Jubilee for Student Debt

There is a movement – in its very early stages – for a debt jubilee. You may not have heard of it, but it has some people very worried. And I think there’s a good chance it will come to pass. Soon.

This is the second of a series of articles on a continuing political phenomenon important to people with debt. The first article is “Occupy Wall Street.”  The second article is Econ 101 or What Happens when the Bills Come Due.

What is a “Jubilee”?

A jubilee is the mass forgiveness of debt – a governmentally imposed wiping of the slate clean from all debt of any specific, or all, types of debt. You might think it could never happen here in the United States, but it has, historically, happened several times in various places. Never was it more appropriate than for student debt, in my opinion. Of course, other kinds of debt could also get thrown into the pot when things get going. Is it good? Is it likely? And if it happens, what will be the probable consequences?
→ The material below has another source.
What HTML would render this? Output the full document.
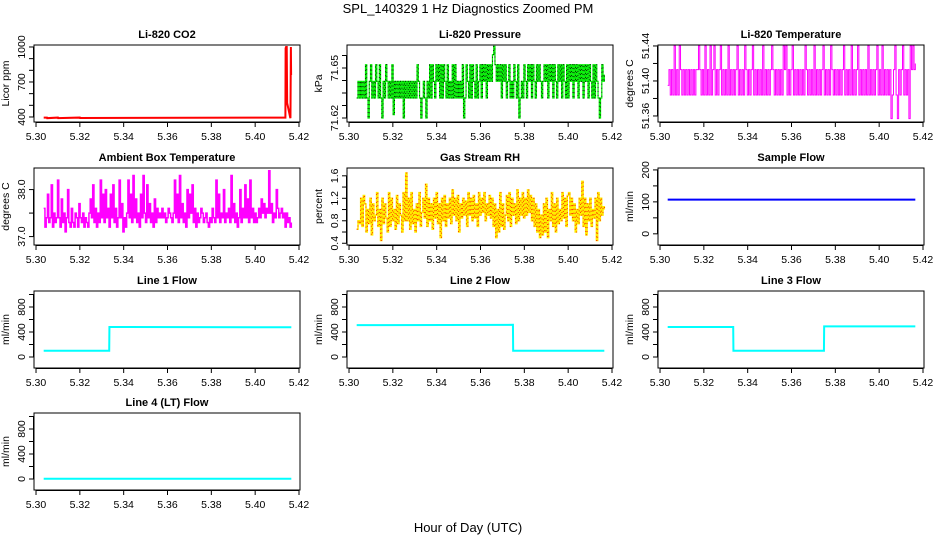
<!DOCTYPE html>
<html><head><meta charset="utf-8"><style>
html,body{margin:0;padding:0;background:#fff;}
svg{display:block;font-family:"Liberation Sans",Arial,sans-serif;}
</style></head><body>
<svg id="chart" width="936" height="540" viewBox="0 0 936 540" xmlns="http://www.w3.org/2000/svg">
<rect width="936" height="540" fill="#fff"/>
<text x="468" y="13" font-size="13" text-anchor="middle">SPL_140329  1 Hz Diagnostics Zoomed PM</text>
<text x="468" y="532" font-size="13" text-anchor="middle">Hour of Day (UTC)</text>
</svg>
<script>
// ---- data ----
const xTicks = [5.30,5.32,5.34,5.36,5.38,5.40,5.42];
const xTickLabels = ["5.30","5.32","5.34","5.36","5.38","5.40","5.42"];
const tStart = 5.3035, tEnd = 5.4165;

const co2Times = [5.3035,5.3050,5.3051,5.3100,5.3101,5.3200,5.3201,5.4138,5.4139,5.4141,5.4142,5.4144,5.4146,5.4160,5.4161,5.4163,5.4164];
const co2Values = [395,395,390,395,390,395,391,395,990,1000,1000,1000,520,395,390,1000,760];

const pressureValues = [71.632,71.642,71.632,71.642,71.632,71.642,71.632,71.652,71.632,71.62,71.642,71.652,71.632,71.642,71.632,71.652,71.642,71.632,71.652,71.632,71.62,71.642,71.632,71.652,71.642,71.632,71.642,71.632,71.652,71.622,71.642,71.632,71.642,71.632,71.642,71.632,71.642,71.62,71.642,71.632,71.642,71.632,71.642,71.632,71.642,71.632,71.642,71.632,71.652,71.642,71.632,71.62,71.632,71.642,71.632,71.62,71.642,71.632,71.652,71.632,71.652,71.642,71.632,71.652,71.642,71.652,71.632,71.652,71.632,71.652,71.642,71.632,71.652,71.632,71.642,71.632,71.652,71.632,71.652,71.632,71.642,71.632,71.642,71.632,71.652,71.62,71.632,71.652,71.642,71.632,71.652,71.632,71.652,71.642,71.632,71.652,71.632,71.642,71.652,71.632,71.652,71.642,71.652,71.632,71.652,71.642,71.652,71.642,71.658,71.663,71.652,71.642,71.652,71.642,71.652,71.632,71.652,71.642,71.652,71.632,71.642,71.652,71.632,71.642,71.632,71.652,71.642,71.632,71.652,71.62,71.632,71.642,71.632,71.652,71.642,71.632,71.652,71.642,71.652,71.632,71.652,71.642,71.632,71.652,71.642,71.652,71.642,71.632,71.642,71.652,71.642,71.652,71.632,71.652,71.642,71.652,71.632,71.652,71.642,71.632,71.652,71.642,71.652,71.632,71.652,71.642,71.632,71.652,71.632,71.652,71.642,71.652,71.632,71.652,71.642,71.652,71.632,71.652,71.642,71.652,71.632,71.652,71.642,71.652,71.632,71.652,71.642,71.632,71.652,71.632,71.652,71.642,71.632,71.62,71.632,71.652,71.642,71.646];

const liTempValues = [51.395,51.413,51.384,51.413,51.384,51.44,51.384,51.413,51.384,51.44,51.413,51.384,51.413,51.384,51.413,51.384,51.413,51.384,51.413,51.384,51.413,51.384,51.413,51.413,51.44,51.413,51.384,51.413,51.384,51.44,51.384,51.413,51.384,51.44,51.384,51.413,51.44,51.384,51.413,51.384,51.413,51.44,51.384,51.413,51.384,51.413,51.384,51.44,51.384,51.413,51.384,51.413,51.384,51.413,51.44,51.384,51.413,51.384,51.413,51.384,51.44,51.413,51.384,51.413,51.384,51.413,51.44,51.384,51.413,51.384,51.413,51.384,51.413,51.384,51.44,51.384,51.413,51.384,51.413,51.384,51.413,51.44,51.413,51.384,51.413,51.384,51.413,51.384,51.413,51.384,51.44,51.413,51.44,51.384,51.413,51.384,51.413,51.44,51.384,51.413,51.384,51.413,51.384,51.413,51.384,51.413,51.384,51.44,51.413,51.384,51.413,51.384,51.413,51.384,51.44,51.384,51.413,51.384,51.413,51.384,51.413,51.44,51.384,51.413,51.384,51.413,51.384,51.44,51.413,51.384,51.413,51.384,51.413,51.384,51.413,51.384,51.413,51.44,51.384,51.413,51.384,51.413,51.384,51.44,51.384,51.413,51.384,51.413,51.44,51.384,51.413,51.384,51.413,51.384,51.413,51.384,51.44,51.384,51.413,51.384,51.413,51.384,51.413,51.44,51.384,51.413,51.384,51.44,51.384,51.413,51.384,51.413,51.384,51.413,51.357,51.384,51.413,51.44,51.384,51.357,51.413,51.384,51.413,51.44,51.384,51.413,51.384,51.413,51.357,51.44,51.413,51.44,51.413,51.42];

const ambientValues = [37.6,37.2,37.4,37.9,37.3,37.4,38.1,37.2,37.5,37.3,37.4,38.2,37.4,37.2,37.8,37.3,37.5,37.1,37.4,38.0,37.3,37.2,37.6,37.3,37.2,37.5,37.4,37.2,37.7,37.4,37.3,37.5,37.2,37.4,37.3,37.2,37.5,37.8,37.4,38.1,37.3,37.6,37.2,37.5,37.3,38.2,37.4,37.9,37.3,38.0,37.4,37.6,37.2,37.9,37.4,38.1,37.3,37.6,37.2,37.4,38.2,37.4,37.7,37.1,37.4,37.2,37.5,38.2,37.4,37.9,37.3,38.3,37.4,37.8,37.3,37.5,37.2,37.9,37.4,38.3,37.5,37.3,38.1,37.4,37.7,37.3,37.5,37.2,37.8,37.3,37.6,37.4,37.5,37.4,37.6,37.4,37.5,37.3,37.4,37.6,37.5,37.4,37.3,37.5,38.2,37.4,37.9,37.3,38.3,37.4,37.7,37.3,37.5,37.2,38.0,37.4,37.9,37.5,38.1,37.3,37.6,37.2,37.5,37.3,37.4,37.6,37.5,37.3,37.4,37.5,37.3,37.2,37.4,37.3,37.6,37.4,37.3,38.2,37.4,37.9,37.3,37.5,37.4,38.0,37.3,37.5,37.4,37.6,37.3,38.3,37.4,37.7,37.3,37.5,37.2,37.4,38.0,37.3,37.6,37.4,38.1,37.4,37.8,37.3,38.2,37.4,37.6,37.3,37.5,37.3,37.4,37.6,37.4,37.8,37.5,37.7,37.4,37.6,37.5,38.4,37.5,37.7,37.3,37.5,37.4,38.0,37.6,37.4,37.5,37.6,37.4,37.5,37.2,37.5,37.3,37.4,37.2,37.3];

const rhValues = [0.65,0.8,0.75,1.2,0.7,1.25,1.1,0.6,1.0,0.75,1.2,0.55,1.1,0.8,0.9,1.3,0.7,1.0,0.45,1.2,0.75,1.1,0.85,0.6,1.3,0.7,1.2,0.8,1.0,0.65,1.25,0.75,1.1,0.9,0.6,1.3,0.8,1.65,0.8,1.2,0.65,1.3,0.75,1.0,0.6,1.1,0.8,1.3,0.7,0.95,1.2,0.85,1.45,0.7,1.2,0.8,1.1,0.65,1.2,0.85,1.3,0.75,1.1,0.5,1.2,0.8,1.25,0.7,1.1,0.85,1.2,0.75,1.35,0.9,1.2,0.8,1.25,0.6,1.1,0.85,1.2,0.9,1.15,0.7,1.3,0.9,1.2,0.8,1.25,0.85,1.1,0.7,1.3,0.9,1.2,0.95,1.3,0.8,1.1,0.9,1.25,0.85,1.2,0.7,1.1,0.5,1.0,0.6,1.3,0.7,1.1,0.65,0.9,1.25,0.8,1.3,0.7,1.2,0.9,1.1,0.75,1.35,0.8,1.2,0.9,1.3,0.85,1.2,0.9,1.35,0.95,1.25,0.8,1.2,0.7,1.1,0.6,1.0,0.5,0.9,0.55,1.1,0.6,1.2,0.5,1.0,0.8,1.3,0.7,1.1,0.6,1.2,0.75,1.0,0.8,1.3,0.85,1.2,0.7,1.25,1.3,0.9,1.2,0.8,1.1,0.6,1.0,0.75,1.2,0.9,1.5,0.7,1.2,0.55,1.1,0.8,1.2,0.7,1.0,0.85,1.2,0.45,1.3,0.8,1.2,0.9,1.05,1.0];

const sampleTimes = [5.3035,5.4165];
const sampleValues = [107,107];

const line1Times = [5.3035,5.3334,5.3335,5.4165];
const line1Values = [100,100,480,475];
const line2Times = [5.3035,5.3748,5.3749,5.4165];
const line2Values = [510,515,100,100];
const line3Times = [5.3035,5.3334,5.3335,5.3748,5.3749,5.4165];
const line3Values = [480,480,100,100,490,490];
const line4Times = [5.3035,5.4165];
const line4Values = [5,5];

// ---- layout helpers ----
const svg = document.getElementById('chart');
const NS = 'http://www.w3.org/2000/svg';
const colX = [34,347,658];
const rowY = [45,168,291,413];
const W = 266, H = 77;
const xLo = 5.29908, xHi = 5.42046;
function mk(tag, attrs, parent){
  const e = document.createElementNS(NS, tag);
  for (const k in attrs) e.setAttribute(k, attrs[k]);
  (parent||svg).appendChild(e);
  return e;
}
function evenTimes(n){ const a=[]; for(let i=0;i<n;i++) a.push(tStart+(tEnd-tStart)*i/(n-1)); return a; }

function panel(cfg){
  const L = colX[cfg.col], T = rowY[cfg.row];
  const g = mk('g', {});
  
  
  const xs = v => L + (v - xLo) / (xHi - xLo) * W;
  const ys = v => T + H - (v - cfg.lo) / (cfg.hi - cfg.lo) * H;
  const tt = mk('text', {x: L + W/2, y: T - 7, 'font-size': 11, 'font-weight': 'bold', 'text-anchor': 'middle'}, g);
  tt.textContent = cfg.title;
  
  
  const box = mk('rect', {x: L, y: T, width: W, height: H, fill: 'none', stroke: '#000', 'stroke-width': 1}, g);
  
  
  const xa = mk('g', {}, g);
  
  
  mk('line', {x1: xs(xTicks[0]), x2: xs(xTicks[xTicks.length-1]), y1: T+H+0.5, y2: T+H+0.5, stroke:'#000'}, xa);
  xTicks.forEach((t,i)=>{
    mk('line', {x1: xs(t), x2: xs(t), y1: T+H, y2: T+H+5, stroke:'#000'}, xa);
    const lb = mk('text', {x: xs(t), y: T+H+18, 'font-size': 10.5, 'text-anchor':'middle'}, xa);
    lb.textContent = xTickLabels[i];
  });
  const ya = mk('g', {}, g);
  
  
  mk('line', {x1: L-0.5, x2: L-0.5, y1: ys(cfg.ticks[0]), y2: ys(cfg.ticks[cfg.ticks.length-1]), stroke:'#000'}, ya);
  cfg.ticks.forEach(t=>{
    mk('line', {x1: L-5, x2: L, y1: ys(t), y2: ys(t), stroke:'#000'}, ya);
  });
  cfg.labels.forEach(([v,s])=>{
    const lb = mk('text', {x: 0, y: 0, 'font-size': 10.5, 'text-anchor':'middle', transform:`translate(${L-9},${ys(v)}) rotate(-90)`}, ya);
    lb.textContent = s;
  });
  const yl = mk('text', {x:0, y:0, 'font-size': 10.5, 'text-anchor':'middle', transform:`translate(${L-25},${T+H/2}) rotate(-90)`}, g);
  yl.textContent = cfg.ylab;
  
  
  const times = cfg.times || evenTimes(cfg.values.length);
  let d = '';
  cfg.values.forEach((v,i)=>{
    const x = xs(times[i]), y = ys(v);
    if (i===0) d += `M${x.toFixed(2)},${y.toFixed(2)}`;
    else if (cfg.step) d += `H${x.toFixed(2)}V${y.toFixed(2)}`;
    else d += `L${x.toFixed(2)},${y.toFixed(2)}`;
  });
  const p = mk('path', {d, fill:'none', stroke: cfg.color, 'stroke-width': cfg.lw||1, 'stroke-linejoin':'miter'}, g);
  
  
  if (cfg.dotColor){
    const p2 = mk('path', {d, fill:'none', stroke: cfg.dotColor, 'stroke-width': 0.8, 'stroke-dasharray':'1 3'}, g);
    
    
  }
}

const flowTicks = [0,200,400,600,800,1000];
const flowLabels = [[0,'0'],[400,'400'],[800,'800']];

panel({name:'co2', title:'Li-820 CO2', ylab:'Licor ppm', col:0,row:0, lo:357, hi:1017,
  ticks:[400,500,600,700,800,900,1000], labels:[[400,'400'],[700,'700'],[1000,'1000']],
  times:co2Times, values:co2Values, color:'#ff0000', lw:2});
panel({name:'pressure', title:'Li-820 Pressure', ylab:'kPa', col:1,row:0, lo:71.6176, hi:71.6638,
  ticks:[71.62,71.6275,71.635,71.6425,71.65,71.6575], labels:[[71.62,'71.62'],[71.65,'71.65']],
  values:pressureValues, color:'#00ee00', lw:1.2, step:true, dotColor:'#000'});
panel({name:'li820-temperature', title:'Li-820 Temperature', ylab:'degrees C', col:2,row:0, lo:51.3531, hi:51.4411,
  ticks:[51.36,51.38,51.40,51.42,51.44], labels:[[51.36,'51.36'],[51.40,'51.40'],[51.44,'51.44']],
  values:liTempValues, color:'#ff00ff', lw:1, step:true});
panel({name:'ambient-temperature', title:'Ambient Box Temperature', ylab:'degrees C', col:0,row:1, lo:36.821, hi:38.459,
  ticks:[37.0,37.5,38.0], labels:[[37.0,'37.0'],[38.0,'38.0']],
  values:ambientValues, color:'#ff00ff', lw:1.5, step:true});
panel({name:'gas-stream-rh', title:'Gas Stream RH', ylab:'percent', col:1,row:1, lo:0.369, hi:1.739,
  ticks:[0.4,0.6,0.8,1.0,1.2,1.4,1.6], labels:[[0.4,'0.4'],[0.8,'0.8'],[1.2,'1.2'],[1.6,'1.6']],
  values:rhValues, color:'#ffee00', lw:1.5, step:true, dotColor:'#ff0000'});
panel({name:'sample-flow', title:'Sample Flow', ylab:'ml/min', col:2,row:1, lo:-35, hi:206,
  ticks:[0,50,100,150,200], labels:[[0,'0'],[100,'100'],[200,'200']],
  times:sampleTimes, values:sampleValues, color:'#0000ff', lw:2});
panel({name:'line1-flow', title:'Line 1 Flow', ylab:'ml/min', col:0,row:2, lo:-176, hi:1056,
  ticks:flowTicks, labels:flowLabels, times:line1Times, values:line1Values, color:'#00ffff', lw:2});
panel({name:'line2-flow', title:'Line 2 Flow', ylab:'ml/min', col:1,row:2, lo:-176, hi:1056,
  ticks:flowTicks, labels:flowLabels, times:line2Times, values:line2Values, color:'#00ffff', lw:2});
panel({name:'line3-flow', title:'Line 3 Flow', ylab:'ml/min', col:2,row:2, lo:-176, hi:1056,
  ticks:flowTicks, labels:flowLabels, times:line3Times, values:line3Values, color:'#00ffff', lw:2});
panel({name:'line4-flow', title:'Line 4 (LT) Flow', ylab:'ml/min', col:0,row:3, lo:-176, hi:1056,
  ticks:flowTicks, labels:flowLabels, times:line4Times, values:line4Values, color:'#00ffff', lw:2});
</script>
</body></html>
Any talk of student loan jubilee should begin with what has happened in the past forty years. During that time, student loans have become not just popular, but essential for almost all students entering college or other formal, advanced education in the United States. In some countries in Europe, for example, schooling is free, but here it is expensive – very expensive. And it has been getting more so at a rate far exceeding the rate of inflation for the past forty years. This is because student loans, which had a noble publicly discussed purpose (making education available to all) had the unintended consequence of making education unaffordable to all. By relieving the price competition, it has allowed schools to increase tuition at a tremendous rate.

The schools and the banks have become filthy rich from the system. Student graduation rates have fallen, and average length of college has increased. And a whole generation of students have entered adult life with a crushing burden of debt.

Because of “special government protections,” bankruptcy is almost never any help to people with student debt. They declare bankruptcy and still end up paying everything they have for student loans that, all too often, were completely useless to them. Whatever you think of Trump’s tax cuts for the super-rich in 2017, the amount would have been enough to rid people of their student debt burdens, so it can be done. It’s just a question of who gets the money: the super rich 1%? Or the poverty stricken 99%?

This question is soon going to be coming to the fore.

Social Security is a Huge Issue

There’s another factor at play. The baby boomers – people born from roughly 1950 – 1965 – have plundered the resources of the past and future. They’ve given themselves tax cuts and embarked upon expensive wars while decimating the interest rates that allowed old people to live on their savings. And while guzzling the resources that could have given the young a start in life. Now they’re beginning to retire, assuming that Social Security will keep them in the comfort to which they are accustomed, for the rest of their long lives. When boomers started paying into Social Security, there were many workers per retiree, now there are less than half as many workers per retiree. Social Security is paid out of current tax revenues, so what that means is that the “surplus” people like to talk about for Social Security is an illusion – that surplus is made up of government bonds which are paid (or rolled forward to be paid later) out of current taxes. The millennials will be paying for the boomers’ retirement, if they choose to do so.

By election time in 2020, the baby boomers will no longer be the largest voting group in the country. Millennials will become the largest voting block, and they will be gaining electoral power for many years after that. It is going to occur to them that the boomers have pillaged their futures. It will occur to someone that the time is ripe for a jubilee to set thing straight. That person will find a passionate following of people who have never felt called-upon to vote. Politicians have pandered to the boomers for many years. They’ve ignored the millennials, and the millennials have ignored them.

That could change very suddenly. I think it will. Some people are in fact already talking about it.

What it Means

The change in electoral power and the likely shift in governmental focus could be huge. One could hope that the millennials will strive to set some priorities that the boomers never managed. In that scenario, student loans would be eliminated and free education installed (perhaps). Social Security would be managed in some way take care of the old without overburdening the young, and peace and harmony could descend forever and ever amen. Something has to change for that to happen, though. Either the super-rich will have to pay much more or the military, for example, will have to take much less. It could happen, but these are both deeply entrenched special interests with a lot of money and power.

An alternative scenario is less attractive but more likely. In that scenario, student debt is eliminated and there’s a lot of talk about cutting back on money to retirees and the military and of taxing the super-rich. What actually happens is more of what has been happening, though – the deficit balloons. The money is paid in depreciated dollars, and the debt is pushed down the line for the future to pay.

Eventually, that isn’t going to keep working.